In a blog on BT’s website last year, Philip’s technology transformation vice president Alan Nance said that the entire firm was preparing to move its IT services, storage, compute, security, analytics, connected devices, cross-supplier service management and high-volume transport to a SaaS model. He cited 14 different SAP systems with 65,000 work instructions across the firm.
In this morning’s results the firm said that restructuring across the organisation, including IT, would bring €1.6 billion (£1.2 billion) in savings by next year.
It added that it will “continue to transform finance, HR and IT to increase productivity and effectiveness.”
Chief executive Van Houten highlighted a new software development methodology which allowed a healthcare technology team to increase its number of releases four-fold within a year. This allowed the health informatics team to introduce a record number of products at the 2014 Radiology Society of North America meeting – a crucial sales spot.

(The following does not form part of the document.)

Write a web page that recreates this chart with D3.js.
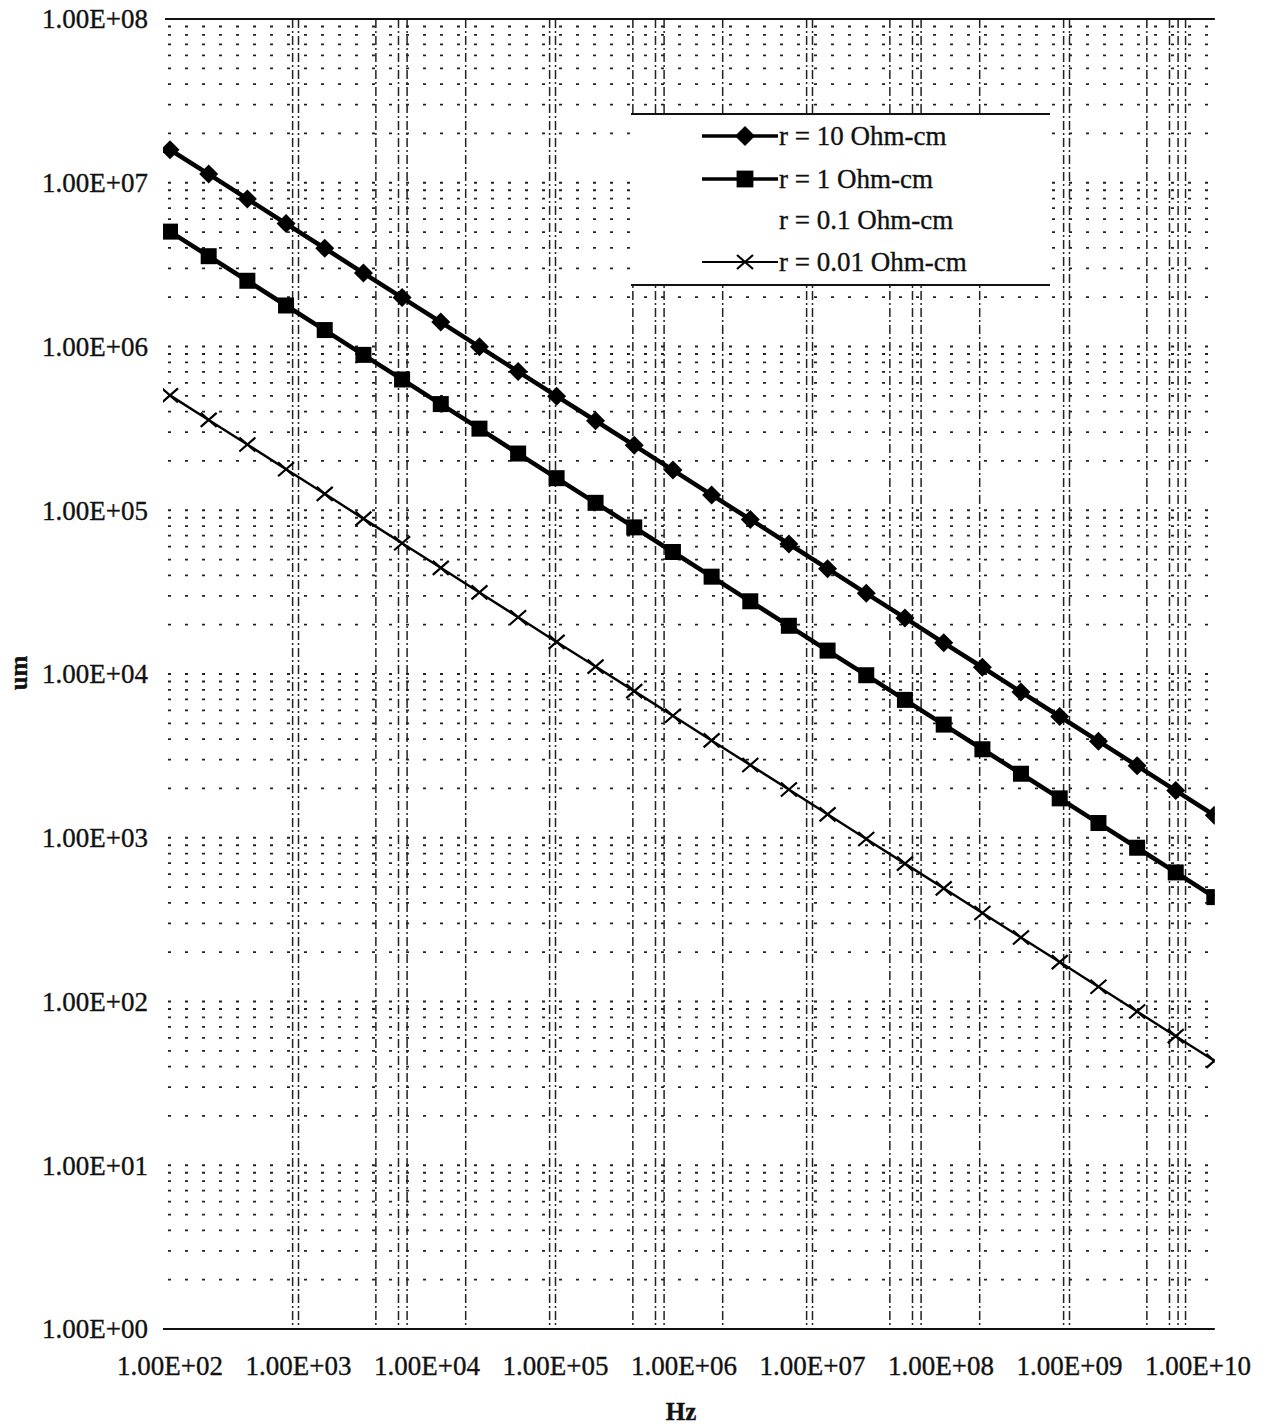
<!DOCTYPE html>
<html>
<head>
<meta charset="utf-8">
<script src="https://cdn.jsdelivr.net/npm/d3@7"></script>
<style>
  body { margin: 0; background: #fff; }
  svg { display: block; }
  text { font-family: "Liberation Serif", "Times New Roman", serif; fill: #111; stroke: #111; stroke-width: 0.35px; }
</style>
</head>
<body>
<svg id="chart" width="1273" height="1424"></svg>
<script>
// Frequency sweep (Hz), doubling at each step
const frequencies = [1.0e2, 2.0e2, 4.0e2, 8.0e2, 1.6e3, 3.2e3, 6.4e3, 1.28e4, 2.56e4, 5.12e4,
  1.02e5, 2.05e5, 4.1e5, 8.2e5, 1.64e6, 3.28e6, 6.55e6, 1.31e7, 2.62e7, 5.24e7,
  1.05e8, 2.1e8, 4.19e8, 8.39e8, 1.68e9, 3.36e9, 6.71e9, 1.34e10];

// Skin depth (um) for each resistivity
const depthR10 = [1.59e7, 1.13e7, 7.96e6, 5.63e6, 3.98e6, 2.81e6, 1.99e6, 1.41e6, 9.95e5, 7.03e5,
  4.97e5, 3.52e5, 2.49e5, 1.76e5, 1.24e5, 8.79e4, 6.22e4, 4.40e4, 3.11e4, 2.20e4,
  1.55e4, 1.10e4, 7.77e3, 5.50e3, 3.89e3, 2.75e3, 1.94e3, 1.37e3];
const depthR1 = [5.03e6, 3.56e6, 2.52e6, 1.78e6, 1.26e6, 8.89e5, 6.29e5, 4.45e5, 3.15e5, 2.22e5,
  1.57e5, 1.11e5, 7.86e4, 5.56e4, 3.93e4, 2.78e4, 1.97e4, 1.39e4, 9.83e3, 6.95e3,
  4.91e3, 3.47e3, 2.46e3, 1.74e3, 1.23e3, 8.69e2, 6.14e2, 4.34e2];
const depthR001 = [5.03e5, 3.56e5, 2.52e5, 1.78e5, 1.26e5, 8.89e4, 6.29e4, 4.45e4, 3.15e4, 2.22e4,
  1.57e4, 1.11e4, 7.86e3, 5.56e3, 3.93e3, 2.78e3, 1.97e3, 1.39e3, 9.83e2, 6.95e2,
  4.91e2, 3.47e2, 2.46e2, 1.74e2, 1.23e2, 8.69e1, 6.14e1, 4.34e1];

const xTickValues = [1e2, 1e3, 1e4, 1e5, 1e6, 1e7, 1e8, 1e9, 1e10];
const xTickLabels = ["1.00E+02", "1.00E+03", "1.00E+04", "1.00E+05", "1.00E+06",
  "1.00E+07", "1.00E+08", "1.00E+09", "1.00E+10"];
const yTickValues = [1e0, 1e1, 1e2, 1e3, 1e4, 1e5, 1e6, 1e7, 1e8];
const yTickLabels = ["1.00E+00", "1.00E+01", "1.00E+02", "1.00E+03", "1.00E+04",
  "1.00E+05", "1.00E+06", "1.00E+07", "1.00E+08"];

// Frequencies carrying a vertical rule
const ruledFrequencies = [9e2, 1e3, 4e3, 6e3, 7e3, 2e4, 9e4, 1e5, 4e5, 6e5, 7e5, 2e6,
  9e6, 1e7, 4e7, 6e7, 7e7, 2e8, 9e8, 1e9, 4e9, 6e9, 7e9, 8e9];

const legendLabels = ["r = 10 Ohm-cm", "r = 1 Ohm-cm", "r = 0.1 Ohm-cm", "r = 0.01 Ohm-cm"];
const legendSymbols = ["diamond", "square", "none", "cross"];

const svg = d3.select("#chart");
const x = d3.scaleLog().domain([1e2, 1e10]).range([170, 1198]);
const y = d3.scaleLog().domain([1, 1e8]).range([1329, 19]);
const plotLeft = 163, plotRight = x(frequencies[frequencies.length - 1]) + 0.5;
const plotTop = y(1e8), plotBottom = y(1);

svg.append("defs").append("clipPath").attr("id", "plotClip")
  .append("rect").attr("x", plotLeft).attr("y", plotTop - 20)
  .attr("width", plotRight - plotLeft).attr("height", plotBottom - plotTop + 40);

// Horizontal dotted grid (every log tick)
svg.append("g").selectAll("line").data(y.ticks()).join("line")
  .attr("x1", plotLeft + 5).attr("x2", plotRight)
  .attr("y1", d => y(d)).attr("y2", d => y(d))
  .attr("stroke", "#222").attr("stroke-width", 1.8)
  .attr("stroke-dasharray", "3,14");

// Vertical dash-dot rules
svg.append("g").selectAll("line").data(ruledFrequencies).join("line")
  .attr("x1", d => x(d)).attr("x2", d => x(d))
  .attr("y1", plotTop).attr("y2", plotBottom)
  .attr("stroke", "#222").attr("stroke-width", 1.5)
  .attr("stroke-dasharray", "9,3,2,3");

// Frame: top edge and horizontal axis
svg.append("line").attr("x1", plotLeft + 2).attr("x2", plotRight).attr("y1", plotTop).attr("y2", plotTop)
  .attr("stroke", "#111").attr("stroke-width", 2);
svg.append("line").attr("x1", plotLeft).attr("x2", plotRight).attr("y1", plotBottom).attr("y2", plotBottom)
  .attr("stroke", "#111").attr("stroke-width", 2);

// Tick labels
svg.append("g").selectAll("text").data(yTickValues).join("text")
  .attr("x", 148).attr("y", d => y(d)).attr("dy", "0.35em")
  .attr("text-anchor", "end").attr("font-size", 27)
  .text((d, i) => yTickLabels[i]);
svg.append("g").selectAll("text").data(xTickValues).join("text")
  .attr("x", d => x(d)).attr("y", 1366).attr("dy", "0.35em")
  .attr("text-anchor", "middle").attr("font-size", 27)
  .text((d, i) => xTickLabels[i]);

// Axis titles
svg.append("text").attr("x", 681).attr("y", 1411).attr("dy", "0.35em")
  .attr("text-anchor", "middle").attr("font-size", 25).attr("font-weight", "bold").text("Hz");
svg.append("text").attr("transform", "translate(18,673) rotate(-90)").attr("dy", "0.35em")
  .attr("text-anchor", "middle").attr("font-size", 25).attr("font-weight", "bold").text("um");

// Marker shapes
function marker(g, kind, scale) {
  const k = scale || 1;
  if (kind === "diamond") {
    const r = 9.5 * k;
    g.append("path").attr("d", `M0,${-r}L${r},0L0,${r}L${-r},0Z`).attr("fill", "#000");
  } else if (kind === "square") {
    const h = 8 * k;
    g.append("rect").attr("x", -h).attr("y", -h).attr("width", 2 * h).attr("height", 2 * h).attr("fill", "#000");
  } else if (kind === "cross") {
    g.append("path").attr("d", "M-8,-7L8,7M-8,7L8,-7").attr("stroke", "#000").attr("stroke-width", 2.2).attr("fill", "none");
  }
}

const series = [
  { values: depthR10, kind: "diamond", width: 4.5 },
  { values: depthR1, kind: "square", width: 4.5 },
  { values: depthR001, kind: "cross", width: 2.4 }
];

const plot = svg.append("g").attr("clip-path", "url(#plotClip)");
const line = d3.line().x(d => x(d[0])).y(d => y(d[1]));
series.forEach(s => {
  const pts = frequencies.map((f, i) => [f, s.values[i]]);
  plot.append("path").datum(pts).attr("d", line)
    .attr("fill", "none").attr("stroke", "#000").attr("stroke-width", s.width)
    .attr("stroke-linejoin", "round");
  pts.forEach(p => {
    const g = plot.append("g").attr("transform", `translate(${x(p[0])},${y(p[1])})`);
    marker(g, s.kind);
  });
});

// Legend
const lg = svg.append("g");
lg.append("rect").attr("x", 631).attr("y", 114).attr("width", 419).attr("height", 171).attr("fill", "#fff");
lg.append("line").attr("x1", 631).attr("x2", 1050).attr("y1", 114).attr("y2", 114).attr("stroke", "#111").attr("stroke-width", 1.8);
lg.append("line").attr("x1", 631).attr("x2", 1050).attr("y1", 285).attr("y2", 285).attr("stroke", "#111").attr("stroke-width", 1.8);
const rowY = [136, 179, 220, 262];
legendLabels.forEach((label, i) => {
  const kind = legendSymbols[i];
  if (kind !== "none") {
    lg.append("line").attr("x1", 702).attr("x2", 778).attr("y1", rowY[i]).attr("y2", rowY[i])
      .attr("stroke", "#000").attr("stroke-width", kind === "cross" ? 2.2 : 3.5);
    marker(lg.append("g").attr("transform", `translate(745,${rowY[i]})`), kind, 1.05);
  }
  lg.append("text").attr("x", 779).attr("y", rowY[i]).attr("dy", "0.35em")
    .attr("font-size", 27).text(label);
});
</script>
</body>
</html>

Philips Consumer Lifestyle team – the division which focuses on toothbrushes and vanity products- ran Kaizen events (a lean continuous improvement process) in its Austrian manufacturing site. This contributed to an 82 percent reduction in lead time and an increase in quality levels, Philips said.
Increase in IT staff
Temporary workers in IT service units helped boost Philips employee levels by 1,150 in comparison to Q4 in 2013.